A sex offender’s sentence has been referred the Court of Appeal by the Criminal Cases Review Commission (CCRC) as time he had spent on bail with a qualifying curfew wasn’t taken into consideration.  

George Moseley was convicted at St Albans Crown Court of several sex offences, including rape, in March 2014. He was sentenced to 23 years imprisonment.  

Mr Moseley applied to the CCRC in July 2022 in relation to his sentence.

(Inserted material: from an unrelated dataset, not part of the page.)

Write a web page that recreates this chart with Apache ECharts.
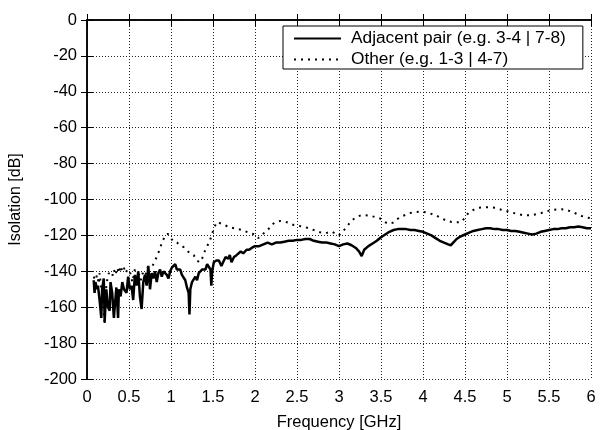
<!DOCTYPE html>
<html>
<head>
<meta charset="utf-8">
<script src="https://cdn.jsdelivr.net/npm/echarts@6/dist/echarts.min.js"></script>
<style>html,body{margin:0;padding:0;background:#fff}#c{width:600px;height:430px}</style>
</head>
<body>
<div id="c"></div>
<script>
// Frequency (GHz) and isolation (dB) for "Adjacent pair"
const adjFreq = [0.08,0.09,0.10,0.12,0.13,0.15,0.17,0.18,0.20,0.21,0.23,0.25,0.27,0.28,0.30,0.32,0.33,0.35,0.37,0.38,0.40,0.42,0.44,0.47,0.49,0.51,0.53,0.55,0.57,0.59,0.61,0.63,0.65,0.67,0.69,0.71,0.73,0.75,0.77,0.79,0.81,0.83,0.85,0.87,0.89,0.91,0.93,0.95,0.97,0.99,1.01,1.03,1.05,1.07,1.09,1.11,1.13,1.15,1.17,1.19,1.21,1.22,1.23,1.25,1.27,1.29,1.31,1.33,1.35,1.37,1.39,1.41,1.43,1.45,1.47,1.48,1.49,1.51,1.54,1.57,1.60,1.62,1.65,1.68,1.70,1.72,1.75,1.78,1.80,1.83,1.86,1.90,1.93,1.96,2.00,2.05,2.10,2.15,2.20,2.25,2.30,2.35,2.40,2.45,2.50,2.55,2.60,2.65,2.70,2.75,2.80,2.85,2.90,2.95,3.00,3.05,3.10,3.15,3.20,3.24,3.27,3.30,3.35,3.40,3.45,3.50,3.55,3.60,3.65,3.70,3.75,3.80,3.85,3.90,3.95,4.00,4.05,4.10,4.15,4.20,4.25,4.30,4.33,4.36,4.40,4.45,4.50,4.55,4.60,4.65,4.70,4.75,4.80,4.85,4.90,4.95,5.00,5.05,5.10,5.15,5.20,5.25,5.30,5.35,5.40,5.45,5.50,5.55,5.60,5.65,5.70,5.75,5.80,5.85,5.90,5.95,6.00];
const adjIso = [-145,-152,-146,-150,-148,-156,-166,-150,-144,-168,-150,-160,-162,-146,-152,-166,-160,-149,-166,-150,-154,-146,-150,-152,-143,-150,-148,-156,-142,-148,-140,-154,-161,-146,-142,-148,-137,-150,-141,-144,-140,-146,-141,-139,-143,-140,-141,-142,-144,-140,-138,-137,-136,-139,-138,-139,-142,-141,-145,-149,-152,-164,-150,-146,-147,-143,-145,-141,-142,-139,-138,-139,-136,-137,-139,-148,-140,-135,-134,-134,-137,-135,-132,-133,-131,-135,-132,-131,-130,-129,-130,-128,-128,-127,-126,-126,-125,-124,-125,-124,-124,-123.5,-123,-123,-122.5,-122.5,-122,-122,-123,-123.5,-124,-124,-124.5,-125,-126,-125,-124.5,-125.5,-127,-129,-131.5,-128,-126,-124.5,-123,-121,-119.5,-118,-117,-116.5,-116.5,-116.5,-117,-117,-117.5,-118,-119,-120,-121.5,-123,-124,-125,-125.5,-124,-122,-120.5,-119.5,-118.5,-117.5,-117,-116.5,-116,-116,-116.5,-116.5,-117,-117,-117.5,-117.5,-118,-118.5,-119,-119.5,-119,-118,-117.5,-117,-116.5,-116.5,-116,-116,-115.5,-115.5,-115,-115.5,-116,-116];

// Frequency (GHz) and isolation (dB) for "Other"
const othFreq = [0.08,0.10,0.12,0.14,0.15,0.17,0.19,0.21,0.22,0.24,0.26,0.28,0.30,0.32,0.34,0.36,0.38,0.40,0.42,0.44,0.46,0.48,0.51,0.54,0.57,0.59,0.62,0.64,0.66,0.69,0.72,0.75,0.78,0.81,0.84,0.87,0.90,0.93,0.96,0.99,1.03,1.07,1.11,1.15,1.19,1.23,1.27,1.31,1.34,1.37,1.40,1.43,1.46,1.49,1.52,1.55,1.60,1.65,1.70,1.75,1.80,1.85,1.90,1.95,2.00,2.04,2.08,2.12,2.16,2.20,2.25,2.30,2.35,2.40,2.46,2.52,2.58,2.64,2.70,2.76,2.81,2.86,2.91,2.96,3.00,3.04,3.08,3.12,3.16,3.20,3.25,3.31,3.37,3.43,3.49,3.54,3.59,3.64,3.69,3.74,3.79,3.85,3.91,3.98,4.04,4.10,4.16,4.22,4.28,4.34,4.40,4.46,4.50,4.54,4.60,4.66,4.72,4.78,4.84,4.90,4.95,5.00,5.06,5.12,5.18,5.24,5.29,5.35,5.41,5.47,5.53,5.59,5.65,5.71,5.77,5.83,5.89,5.95,6.00];
const othIso = [-143,-145,-142,-147,-141,-150,-155,-170,-152,-145,-141,-140,-143,-139,-142,-138,-141,-137,-140,-138,-141,-139,-140,-146,-139,-138,-142,-145,-141,-143,-138,-136.5,-137,-134,-131,-127,-123,-120.5,-119,-121,-123.5,-124,-125.5,-126.5,-128.5,-130,-131,-134,-135,-133,-129,-126,-123.5,-119,-115,-112.5,-113.5,-114.5,-115.5,-116,-116.5,-117,-118,-118.8,-119.5,-121.5,-120,-118,-116.5,-114,-112.5,-112,-112.3,-113,-114.2,-114.8,-115.1,-116,-117,-118,-118.8,-118.5,-117.9,-119,-120,-118,-116,-113.5,-111.4,-110,-109,-108.8,-109,-109.8,-110.6,-112.5,-113.5,-113,-111,-109.5,-108.6,-107.5,-107,-106.8,-107.2,-108,-109,-110.5,-111.8,-112.5,-112.7,-112.5,-110,-107.5,-105.8,-104.6,-104.4,-104.3,-104.5,-105.2,-106,-106.5,-107.3,-108,-108.6,-108.8,-108.8,-108.2,-107.5,-106.6,-105.9,-105.6,-105.4,-105.8,-106.8,-108,-109.2,-110,-110.5];

const seriesNames = ['Adjacent pair (e.g. 3-4 | 7-8)', 'Other (e.g. 1-3 | 4-7)'];
const xTicks = {min: 0, max: 6, step: 0.5};
const yTicks = {min: -200, max: 0, step: 20};

const FONT = '"Liberation Sans", Arial, sans-serif';
const adjData = adjFreq.map((f, i) => [f, adjIso[i]]);
const othData = othFreq.map((f, i) => [f, othIso[i]]);

const chart = echarts.init(document.getElementById('c'), null, {renderer: 'canvas'});
const gridLine = {show: true, lineStyle: {color: '#222', type: [1, 2], width: 1}};
const axLine = {show: true, lineStyle: {color: '#000', width: 1.5}};
const tick = {show: true, inside: true, length: 6, lineStyle: {color: '#000', width: 1}};
chart.setOption({
  animation: false,
  backgroundColor: '#fff',
  grid: {left: 87, right: 9, top: 20, bottom: 51, containLabel: false, outerBoundsMode: 'none'},
  legend: {
    data: seriesNames,
    orient: 'vertical',
    left: 283, top: 26,
    padding: [4, 17, 1, 10],
    itemGap: 4,
    itemWidth: 47, itemHeight: 14,
    itemStyle: {opacity: 0},
    backgroundColor: '#fff',
    borderColor: '#000', borderWidth: 1, borderRadius: 0,
    textStyle: {fontFamily: FONT, fontSize: 17.3, color: '#000', padding: [0, 0, 0, 5]}
  },
  xAxis: [
    {type: 'value', min: xTicks.min, max: xTicks.max, interval: xTicks.step,
     name: 'Frequency [GHz]', nameLocation: 'middle', nameGap: 35,
     nameTextStyle: {fontFamily: FONT, fontSize: 16.5, color: '#000'},
     axisLine: axLine, axisTick: tick, splitLine: gridLine,
     axisLabel: {fontFamily: FONT, fontSize: 16.5, color: '#000', margin: 10}},
    {type: 'value', position: 'top', min: xTicks.min, max: xTicks.max, interval: xTicks.step,
     axisLine: axLine, axisTick: tick, splitLine: {show: false}, axisLabel: {show: false}}
  ],
  yAxis: [
    {type: 'value', min: yTicks.min, max: yTicks.max, interval: yTicks.step,
     name: 'Isolation [dB]', nameLocation: 'middle', nameGap: 63,
     nameTextStyle: {fontFamily: FONT, fontSize: 16, color: '#000'},
     axisLine: axLine, axisTick: tick, splitLine: gridLine,
     axisLabel: {fontFamily: FONT, fontSize: 16.5, color: '#000', margin: 10}},
    {type: 'value', position: 'right', min: yTicks.min, max: yTicks.max, interval: yTicks.step,
     axisLine: axLine, axisTick: tick, splitLine: {show: false}, axisLabel: {show: false}}
  ],
  series: [
    {name: seriesNames[0], type: 'line', data: adjData, symbol: 'none',
     lineStyle: {color: '#000', width: 2.5}, itemStyle: {color: '#000'}, z: 3},
    {name: seriesNames[1], type: 'line', data: othData, symbol: 'none',
     lineStyle: {color: '#000', width: 2, type: [2, 5]}, itemStyle: {color: '#000'}, z: 2}
  ]
});
</script>
</body>
</html>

His convictions are not being referred. 

Mr Moseley spent 202 days on qualifying curfew monitored by an electronic tag before he was sentenced.  

Under the provisions of section 240A of the Criminal Justice Act 2003, he should be entitled to have half a day per qualifying day counted against his sentence, but this credit was not deducted.  

This issue was not raised at the time of sentencing, and so the CCRC has concluded there is a real possibility that the Court of Appeal will reduce Mr Moseley’s sentence in relation to the number of days he spent on qualifying curfew.  

[ENDS]  

Notes to Editors:  

  1. The CCRC is an independent body set up under the Criminal Appeal Act 1995. It is responsible for independently reviewing suspected and alleged miscarriages of criminal justice in England, Wales and Northern Ireland. It is based in Birmingham and is funded by the Ministry of Justice.      
  1. There are currently 10 Commissioners who bring to the CCRC considerable experience from a wide variety of backgrounds. Commissioners are appointed by the monarch on the recommendation of the Prime Minister in accordance with the Office for the Commissioner for Public Appointments’ Code of Practice.  The Chairman, who is also a Commissioner, is not involved in the casework decision-making process.   
  1. The CCRC receives around 1,600 applications for reviews (convictions and/or sentences) each year. Since starting work in 1997, the CCRC has referred around 3% of applications to the appeal courts.      
  1. The CCRC considers whether, as a result of new information or a new argument on a point of law, there is a real possibility that the sentence would not be upheld were a reference to be made. New information or argument on a point of law is argument or information which has not been raised during the original sentence hearing or on appeal.  Applicants should usually have appealed first. A sentence can be referred in the absence of an earlier appeal only if there are “exceptional circumstances”.      
  1. If a case is referred, it is then for the appeal court to decide whether the sentence is unfair.